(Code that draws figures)
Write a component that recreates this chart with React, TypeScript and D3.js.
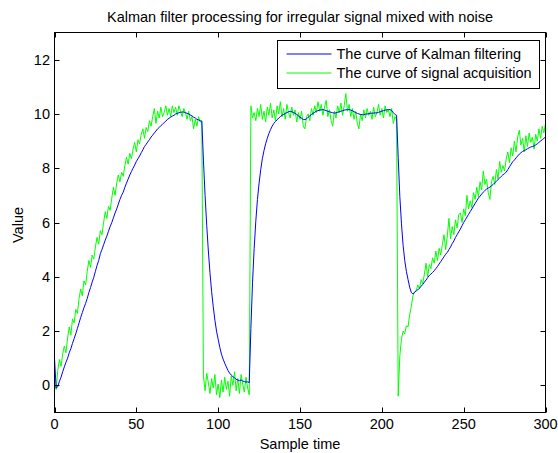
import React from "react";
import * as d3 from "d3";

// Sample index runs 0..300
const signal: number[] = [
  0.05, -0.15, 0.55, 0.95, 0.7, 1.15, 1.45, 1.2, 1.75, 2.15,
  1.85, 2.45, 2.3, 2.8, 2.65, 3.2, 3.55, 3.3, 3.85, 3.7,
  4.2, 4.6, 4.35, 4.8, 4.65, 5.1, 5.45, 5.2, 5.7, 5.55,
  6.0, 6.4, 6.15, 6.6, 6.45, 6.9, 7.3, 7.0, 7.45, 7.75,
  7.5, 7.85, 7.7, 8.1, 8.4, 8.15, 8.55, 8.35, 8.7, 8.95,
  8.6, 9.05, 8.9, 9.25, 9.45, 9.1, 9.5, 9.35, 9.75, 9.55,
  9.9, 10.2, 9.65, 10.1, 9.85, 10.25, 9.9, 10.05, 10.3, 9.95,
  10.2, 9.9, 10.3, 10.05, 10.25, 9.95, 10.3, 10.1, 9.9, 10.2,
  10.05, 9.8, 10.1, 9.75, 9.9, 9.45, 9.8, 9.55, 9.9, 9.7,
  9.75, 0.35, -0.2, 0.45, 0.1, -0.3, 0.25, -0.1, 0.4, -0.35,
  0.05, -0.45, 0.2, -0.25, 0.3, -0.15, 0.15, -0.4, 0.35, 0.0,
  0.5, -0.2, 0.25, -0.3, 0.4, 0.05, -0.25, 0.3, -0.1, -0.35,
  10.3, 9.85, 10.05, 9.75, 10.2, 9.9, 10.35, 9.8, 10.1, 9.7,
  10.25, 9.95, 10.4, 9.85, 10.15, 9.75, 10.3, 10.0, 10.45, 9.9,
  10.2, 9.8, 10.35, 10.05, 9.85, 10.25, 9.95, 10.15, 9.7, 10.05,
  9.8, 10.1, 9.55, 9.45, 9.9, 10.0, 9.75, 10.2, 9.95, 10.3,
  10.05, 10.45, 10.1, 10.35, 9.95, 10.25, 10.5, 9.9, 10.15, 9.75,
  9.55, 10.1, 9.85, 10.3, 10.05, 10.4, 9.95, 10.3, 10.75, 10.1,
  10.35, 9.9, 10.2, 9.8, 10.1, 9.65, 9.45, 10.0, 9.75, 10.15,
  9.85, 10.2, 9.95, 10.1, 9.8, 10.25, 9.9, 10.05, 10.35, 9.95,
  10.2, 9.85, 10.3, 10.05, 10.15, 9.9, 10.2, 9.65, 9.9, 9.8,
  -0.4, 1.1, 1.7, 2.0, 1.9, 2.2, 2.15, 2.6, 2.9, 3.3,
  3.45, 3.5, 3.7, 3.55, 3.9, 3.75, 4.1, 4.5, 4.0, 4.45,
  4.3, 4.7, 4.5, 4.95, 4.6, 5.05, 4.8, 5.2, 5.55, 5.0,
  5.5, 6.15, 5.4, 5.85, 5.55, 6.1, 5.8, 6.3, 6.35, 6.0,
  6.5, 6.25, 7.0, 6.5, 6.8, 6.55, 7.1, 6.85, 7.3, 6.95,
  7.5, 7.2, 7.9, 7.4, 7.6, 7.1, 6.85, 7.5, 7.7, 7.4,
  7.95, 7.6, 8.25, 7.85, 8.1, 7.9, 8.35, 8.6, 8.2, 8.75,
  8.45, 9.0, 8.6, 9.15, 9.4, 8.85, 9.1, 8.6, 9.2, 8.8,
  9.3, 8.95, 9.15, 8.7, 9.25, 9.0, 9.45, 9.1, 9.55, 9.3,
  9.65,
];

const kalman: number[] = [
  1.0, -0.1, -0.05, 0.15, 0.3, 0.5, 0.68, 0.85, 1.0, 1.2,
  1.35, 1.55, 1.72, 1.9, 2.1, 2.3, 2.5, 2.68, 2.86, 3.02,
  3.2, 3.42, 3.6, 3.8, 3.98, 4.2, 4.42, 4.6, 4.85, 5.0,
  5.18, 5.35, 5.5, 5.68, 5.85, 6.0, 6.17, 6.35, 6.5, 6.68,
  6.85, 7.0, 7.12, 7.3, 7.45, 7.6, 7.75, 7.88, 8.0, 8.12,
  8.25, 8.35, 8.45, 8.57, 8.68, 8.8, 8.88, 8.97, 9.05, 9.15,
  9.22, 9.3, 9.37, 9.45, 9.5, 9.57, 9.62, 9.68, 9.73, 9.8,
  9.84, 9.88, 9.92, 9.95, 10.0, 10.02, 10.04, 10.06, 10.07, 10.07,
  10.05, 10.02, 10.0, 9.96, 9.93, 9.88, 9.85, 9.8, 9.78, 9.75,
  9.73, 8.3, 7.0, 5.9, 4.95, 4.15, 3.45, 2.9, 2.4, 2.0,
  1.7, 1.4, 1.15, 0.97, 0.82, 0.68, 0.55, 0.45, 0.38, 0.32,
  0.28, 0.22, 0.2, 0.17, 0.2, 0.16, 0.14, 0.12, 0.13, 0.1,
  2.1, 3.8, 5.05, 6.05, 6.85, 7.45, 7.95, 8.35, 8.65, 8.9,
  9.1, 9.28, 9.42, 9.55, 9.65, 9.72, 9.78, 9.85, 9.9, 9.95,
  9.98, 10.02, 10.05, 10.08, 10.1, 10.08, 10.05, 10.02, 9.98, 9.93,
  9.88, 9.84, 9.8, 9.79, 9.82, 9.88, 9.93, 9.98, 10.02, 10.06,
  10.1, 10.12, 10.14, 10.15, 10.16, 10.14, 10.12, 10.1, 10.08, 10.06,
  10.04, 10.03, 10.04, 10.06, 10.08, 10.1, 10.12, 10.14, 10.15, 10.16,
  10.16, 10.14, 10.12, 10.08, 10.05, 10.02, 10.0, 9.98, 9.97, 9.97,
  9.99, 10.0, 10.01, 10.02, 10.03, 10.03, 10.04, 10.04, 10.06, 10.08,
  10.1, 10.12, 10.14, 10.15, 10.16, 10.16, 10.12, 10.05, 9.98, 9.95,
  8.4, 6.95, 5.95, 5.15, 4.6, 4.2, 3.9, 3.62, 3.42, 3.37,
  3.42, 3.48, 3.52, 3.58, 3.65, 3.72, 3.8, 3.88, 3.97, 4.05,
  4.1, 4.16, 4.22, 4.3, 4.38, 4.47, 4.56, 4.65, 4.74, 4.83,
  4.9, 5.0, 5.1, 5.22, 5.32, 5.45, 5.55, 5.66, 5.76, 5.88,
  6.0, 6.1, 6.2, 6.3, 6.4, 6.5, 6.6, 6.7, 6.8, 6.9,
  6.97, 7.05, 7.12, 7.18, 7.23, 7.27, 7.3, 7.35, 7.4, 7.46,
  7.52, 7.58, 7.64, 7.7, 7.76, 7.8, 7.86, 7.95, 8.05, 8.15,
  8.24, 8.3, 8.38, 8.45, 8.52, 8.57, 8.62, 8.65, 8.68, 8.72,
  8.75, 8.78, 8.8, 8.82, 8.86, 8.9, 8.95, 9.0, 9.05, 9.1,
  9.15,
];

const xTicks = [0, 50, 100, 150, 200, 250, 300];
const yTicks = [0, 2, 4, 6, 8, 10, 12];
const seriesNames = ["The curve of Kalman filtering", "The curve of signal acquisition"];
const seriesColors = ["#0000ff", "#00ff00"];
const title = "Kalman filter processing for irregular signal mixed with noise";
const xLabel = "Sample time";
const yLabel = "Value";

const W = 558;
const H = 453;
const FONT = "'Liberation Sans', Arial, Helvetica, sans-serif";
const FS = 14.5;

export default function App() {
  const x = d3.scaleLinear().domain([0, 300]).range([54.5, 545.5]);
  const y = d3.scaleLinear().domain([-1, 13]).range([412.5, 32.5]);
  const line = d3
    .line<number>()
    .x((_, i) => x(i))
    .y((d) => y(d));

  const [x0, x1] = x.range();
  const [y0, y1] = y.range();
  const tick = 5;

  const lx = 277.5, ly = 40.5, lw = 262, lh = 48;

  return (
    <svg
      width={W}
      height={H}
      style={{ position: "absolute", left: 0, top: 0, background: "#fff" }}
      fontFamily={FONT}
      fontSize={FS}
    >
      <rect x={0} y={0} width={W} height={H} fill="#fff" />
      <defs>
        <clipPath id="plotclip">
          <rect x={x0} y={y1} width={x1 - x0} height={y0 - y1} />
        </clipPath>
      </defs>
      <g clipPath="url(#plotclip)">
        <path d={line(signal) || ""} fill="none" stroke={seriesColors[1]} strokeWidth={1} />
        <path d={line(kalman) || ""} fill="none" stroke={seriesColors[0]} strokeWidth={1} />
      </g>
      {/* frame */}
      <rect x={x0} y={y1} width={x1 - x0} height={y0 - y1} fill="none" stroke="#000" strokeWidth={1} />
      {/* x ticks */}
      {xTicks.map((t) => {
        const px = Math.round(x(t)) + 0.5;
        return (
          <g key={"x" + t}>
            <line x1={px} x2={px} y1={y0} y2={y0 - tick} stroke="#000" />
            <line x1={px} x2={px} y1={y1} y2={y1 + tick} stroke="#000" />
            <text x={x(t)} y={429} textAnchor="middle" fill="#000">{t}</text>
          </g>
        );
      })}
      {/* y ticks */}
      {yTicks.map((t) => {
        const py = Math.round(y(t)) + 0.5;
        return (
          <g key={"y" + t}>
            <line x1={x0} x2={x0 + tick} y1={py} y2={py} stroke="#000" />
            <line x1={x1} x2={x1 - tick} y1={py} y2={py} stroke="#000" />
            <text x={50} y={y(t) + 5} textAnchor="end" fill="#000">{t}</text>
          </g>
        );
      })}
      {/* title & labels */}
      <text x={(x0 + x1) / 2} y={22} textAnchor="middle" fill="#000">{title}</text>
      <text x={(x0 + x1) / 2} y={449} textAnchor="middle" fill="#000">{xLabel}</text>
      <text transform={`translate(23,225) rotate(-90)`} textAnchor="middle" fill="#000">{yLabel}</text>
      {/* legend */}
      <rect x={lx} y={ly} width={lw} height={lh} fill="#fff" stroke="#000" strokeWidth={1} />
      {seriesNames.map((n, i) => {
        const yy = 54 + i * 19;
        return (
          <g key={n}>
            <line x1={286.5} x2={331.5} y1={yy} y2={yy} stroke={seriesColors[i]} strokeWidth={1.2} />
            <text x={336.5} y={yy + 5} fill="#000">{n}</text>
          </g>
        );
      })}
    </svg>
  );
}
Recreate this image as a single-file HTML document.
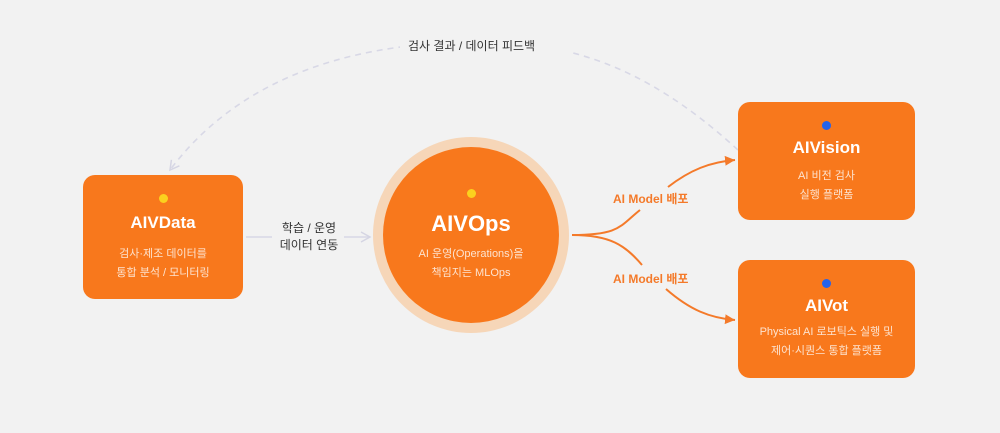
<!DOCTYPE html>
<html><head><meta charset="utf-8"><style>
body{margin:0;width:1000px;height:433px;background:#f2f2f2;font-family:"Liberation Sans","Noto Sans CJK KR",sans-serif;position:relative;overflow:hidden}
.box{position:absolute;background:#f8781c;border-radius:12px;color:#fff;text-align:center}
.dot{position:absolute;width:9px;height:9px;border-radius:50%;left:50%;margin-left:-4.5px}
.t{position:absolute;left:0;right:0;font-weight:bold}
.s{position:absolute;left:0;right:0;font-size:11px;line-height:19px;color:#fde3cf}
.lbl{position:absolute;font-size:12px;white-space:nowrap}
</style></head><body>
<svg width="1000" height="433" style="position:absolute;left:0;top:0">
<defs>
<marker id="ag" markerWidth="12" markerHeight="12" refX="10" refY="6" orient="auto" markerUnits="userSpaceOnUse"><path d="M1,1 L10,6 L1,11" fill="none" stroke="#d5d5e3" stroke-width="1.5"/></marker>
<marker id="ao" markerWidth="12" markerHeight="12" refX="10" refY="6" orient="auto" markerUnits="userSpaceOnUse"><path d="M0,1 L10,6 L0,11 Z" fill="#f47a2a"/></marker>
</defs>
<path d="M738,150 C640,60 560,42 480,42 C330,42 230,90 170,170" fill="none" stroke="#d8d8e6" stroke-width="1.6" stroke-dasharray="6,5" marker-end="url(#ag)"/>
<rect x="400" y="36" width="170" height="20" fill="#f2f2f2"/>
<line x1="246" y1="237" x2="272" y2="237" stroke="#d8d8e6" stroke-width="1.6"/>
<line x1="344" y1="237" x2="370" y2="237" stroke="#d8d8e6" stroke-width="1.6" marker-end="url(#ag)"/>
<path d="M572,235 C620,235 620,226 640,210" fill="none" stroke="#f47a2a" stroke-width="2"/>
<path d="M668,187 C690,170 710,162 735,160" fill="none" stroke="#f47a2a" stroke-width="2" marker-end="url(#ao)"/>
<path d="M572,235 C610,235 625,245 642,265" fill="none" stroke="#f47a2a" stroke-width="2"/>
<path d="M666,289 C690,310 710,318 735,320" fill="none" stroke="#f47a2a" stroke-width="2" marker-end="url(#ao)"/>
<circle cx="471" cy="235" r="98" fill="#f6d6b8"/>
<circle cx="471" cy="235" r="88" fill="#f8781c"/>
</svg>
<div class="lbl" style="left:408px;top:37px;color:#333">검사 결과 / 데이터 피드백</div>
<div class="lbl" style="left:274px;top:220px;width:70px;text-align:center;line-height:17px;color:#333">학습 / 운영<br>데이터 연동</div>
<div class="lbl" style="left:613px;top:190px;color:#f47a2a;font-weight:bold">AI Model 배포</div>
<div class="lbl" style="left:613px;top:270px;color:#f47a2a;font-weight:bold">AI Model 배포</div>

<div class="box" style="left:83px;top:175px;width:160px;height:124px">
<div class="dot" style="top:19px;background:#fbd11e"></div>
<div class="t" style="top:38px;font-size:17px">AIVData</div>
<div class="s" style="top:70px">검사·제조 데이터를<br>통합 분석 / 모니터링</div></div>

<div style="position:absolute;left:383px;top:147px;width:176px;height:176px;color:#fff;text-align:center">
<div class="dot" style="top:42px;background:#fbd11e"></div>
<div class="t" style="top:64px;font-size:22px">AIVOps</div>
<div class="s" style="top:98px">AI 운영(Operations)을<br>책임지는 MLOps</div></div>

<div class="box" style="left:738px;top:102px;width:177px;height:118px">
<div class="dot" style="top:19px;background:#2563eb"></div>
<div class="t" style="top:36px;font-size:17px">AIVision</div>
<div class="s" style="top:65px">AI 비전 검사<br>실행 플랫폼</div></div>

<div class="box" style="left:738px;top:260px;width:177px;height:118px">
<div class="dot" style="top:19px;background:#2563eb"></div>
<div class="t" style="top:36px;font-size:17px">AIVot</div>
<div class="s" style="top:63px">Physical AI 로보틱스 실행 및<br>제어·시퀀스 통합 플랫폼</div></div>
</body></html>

What is expected - Take the records above from their first line through the line with "import * as" and set those lines down word for word, minus the pictures.

Full answer -
Write a component that recreates this chart with React, TypeScript and D3.js.
import React from "react";
import * as d3 from "d3";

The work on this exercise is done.